>> Begin
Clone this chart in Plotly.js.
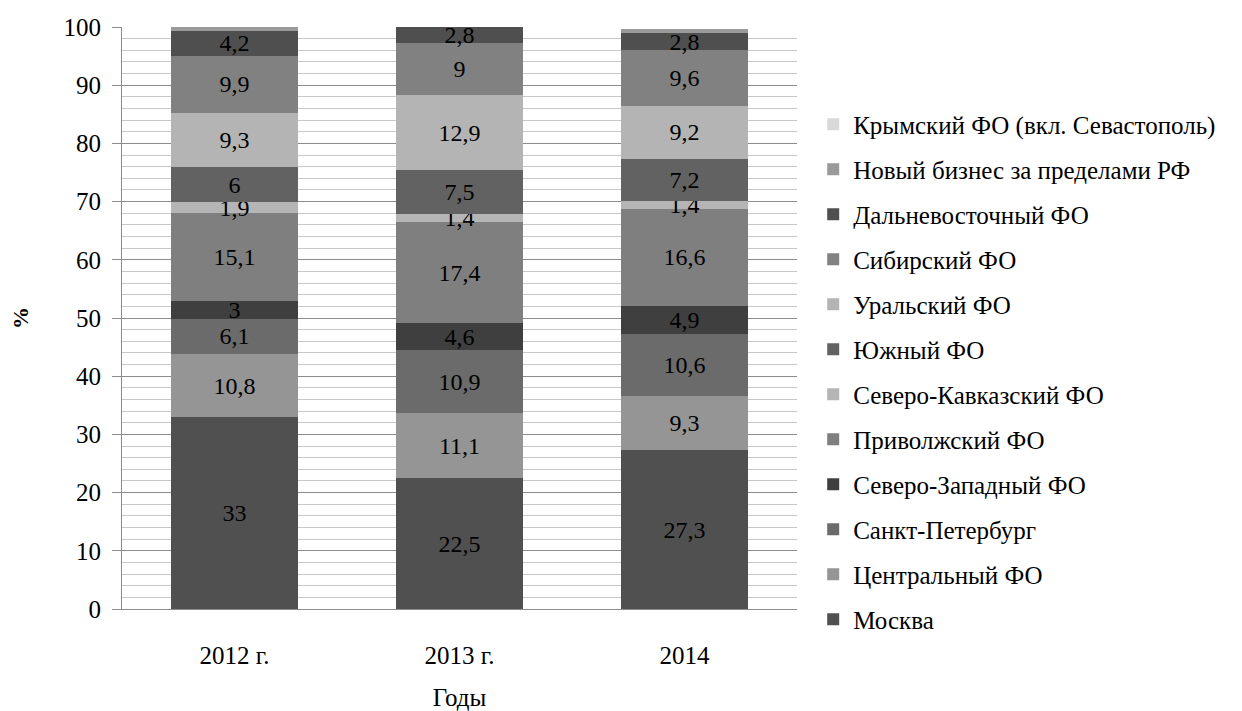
<!DOCTYPE html>
<html>
<head>
<meta charset="utf-8">
<script src="https://cdn.plot.ly/plotly-3.0.1.min.js"></script>
<style>html,body{margin:0;padding:0;background:#fff;}#chart{width:1242px;height:711px;}</style>
</head>
<body>
<div id="chart"></div>
<script>
const categories = ["2012 г.", "2013 г.", "2014"];
const seriesNames = [
  "Москва", "Центральный ФО", "Санкт-Петербург", "Северо-Западный ФО",
  "Приволжский ФО", "Северо-Кавказский ФО", "Южный ФО", "Уральский ФО",
  "Сибирский ФО", "Дальневосточный ФО", "Новый бизнес за пределами РФ",
  "Крымский ФО (вкл. Севастополь)"
];
const moskva = [33, 22.5, 27.3];
const centralny = [10.8, 11.1, 9.3];
const spb = [6.1, 10.9, 10.6];
const severoZapad = [3, 4.6, 4.9];
const privolzh = [15.1, 17.4, 16.6];
const severoKavkaz = [1.9, 1.4, 1.4];
const yuzhny = [6, 7.5, 7.2];
const uralsky = [9.3, 12.9, 9.2];
const sibirsky = [9.9, 9, 9.6];
const dalnevost = [4.2, 2.8, 2.8];
const novyBiznes = [0.8, 0, 0.8];
const krym = [0, 0, 0];
const showLabel = [true, true, true, true, true, true, true, true, true, true, false, false];

const seriesValues = [moskva, centralny, spb, severoZapad, privolzh, severoKavkaz,
  yuzhny, uralsky, sibirsky, dalnevost, novyBiznes, krym];
const colors = ["#505050", "#959595", "#6b6b6b", "#3f3f3f", "#7f7f7f", "#b5b5b5",
  "#626262", "#b4b4b4", "#818181", "#4f4f4f", "#9a9a9a", "#d9d9d9"];

const FONT = "'Liberation Serif', 'Times New Roman', Tinos, 'DejaVu Serif', serif";
const fmt = v => String(v).replace(".", ",");

const traces = seriesNames.map((name, i) => ({
  type: "bar",
  name: name,
  x: categories,
  y: seriesValues[i],
  marker: {color: colors[i], line: {width: 0}},
  text: showLabel[i] ? seriesValues[i].map(v => v > 0 ? fmt(v) : "") : seriesValues[i].map(() => ""),
  textposition: "inside",
  insidetextanchor: "middle",
  textangle: 0,
  constraintext: "none",
  textfont: {family: FONT, size: 24, color: "#000"},
  legendgroup: "g" + i,
  legendrank: seriesNames.length - i,
  hoverinfo: "skip"
}));

const layout = {
  width: 1242, height: 711,
  margin: {l: 122, r: 445, t: 27, b: 102},
  paper_bgcolor: "#fff", plot_bgcolor: "#fff",
  barmode: "stack",
  bargap: 0.435,
  font: {family: FONT, size: 25, color: "#000"},
  uniformtext: {mode: "show", minsize: 24},
  showlegend: true,
  legend: {
    x: 1.024, xanchor: "left", y: 0.872, yanchor: "top",
    traceorder: "grouped", tracegroupgap: 9.5,
    font: {family: FONT, size: 25, color: "#000"},
    itemclick: false, itemdoubleclick: false
  },
  xaxis: {
    type: "category",
    showgrid: false,
    showline: true, linecolor: "#8c8c8c", linewidth: 1,
    ticks: "", ticklabelstandoff: 24,
    tickfont: {family: FONT, size: 25, color: "#000"},
    title: {text: "Годы", font: {family: FONT, size: 25, color: "#000"}, standoff: 24},
    fixedrange: true
  },
  yaxis: {
    range: [0, 100],
    tick0: 0, dtick: 10,
    showline: true, linecolor: "#8c8c8c", linewidth: 1,
    ticks: "outside", ticklen: 9, tickcolor: "#8c8c8c",
    showgrid: true, gridcolor: "#8c8c8c", gridwidth: 1,
    minor: {dtick: 2, showgrid: true, gridcolor: "#c8c8c8", gridwidth: 1, ticks: ""},
    zeroline: false,
    tickfont: {family: FONT, size: 25, color: "#000"},
    ticklabelstandoff: 6,
    title: {text: "%", font: {family: FONT, size: 22, color: "#000", weight: "bold"}, standoff: 28},
    fixedrange: true
  },
  bargroupgap: 0
};

Plotly.newPlot("chart", traces, layout, {displayModeBar: false, staticPlot: true});
</script>
</body>
</html>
>> End
• _SHORT PROBLEM_: Without the pictures, please reproduce each line of the listing above exactly, from the first one through the line bearing "true, false, false];".

• _ANSWER TO THIS EXERCISE_:
Clone this chart in Plotly.js.
<!DOCTYPE html>
<html>
<head>
<meta charset="utf-8">
<script src="https://cdn.plot.ly/plotly-3.0.1.min.js"></script>
<style>html,body{margin:0;padding:0;background:#fff;}#chart{width:1242px;height:711px;}</style>
</head>
<body>
<div id="chart"></div>
<script>
const categories = ["2012 г.", "2013 г.", "2014"];
const seriesNames = [
  "Москва", "Центральный ФО", "Санкт-Петербург", "Северо-Западный ФО",
  "Приволжский ФО", "Северо-Кавказский ФО", "Южный ФО", "Уральский ФО",
  "Сибирский ФО", "Дальневосточный ФО", "Новый бизнес за пределами РФ",
  "Крымский ФО (вкл. Севастополь)"
];
const moskva = [33, 22.5, 27.3];
const centralny = [10.8, 11.1, 9.3];
const spb = [6.1, 10.9, 10.6];
const severoZapad = [3, 4.6, 4.9];
const privolzh = [15.1, 17.4, 16.6];
const severoKavkaz = [1.9, 1.4, 1.4];
const yuzhny = [6, 7.5, 7.2];
const uralsky = [9.3, 12.9, 9.2];
const sibirsky = [9.9, 9, 9.6];
const dalnevost = [4.2, 2.8, 2.8];
const novyBiznes = [0.8, 0, 0.8];
const krym = [0, 0, 0];
const showLabel = [true, true, true, true, true, true, true, true, true, true, false, false];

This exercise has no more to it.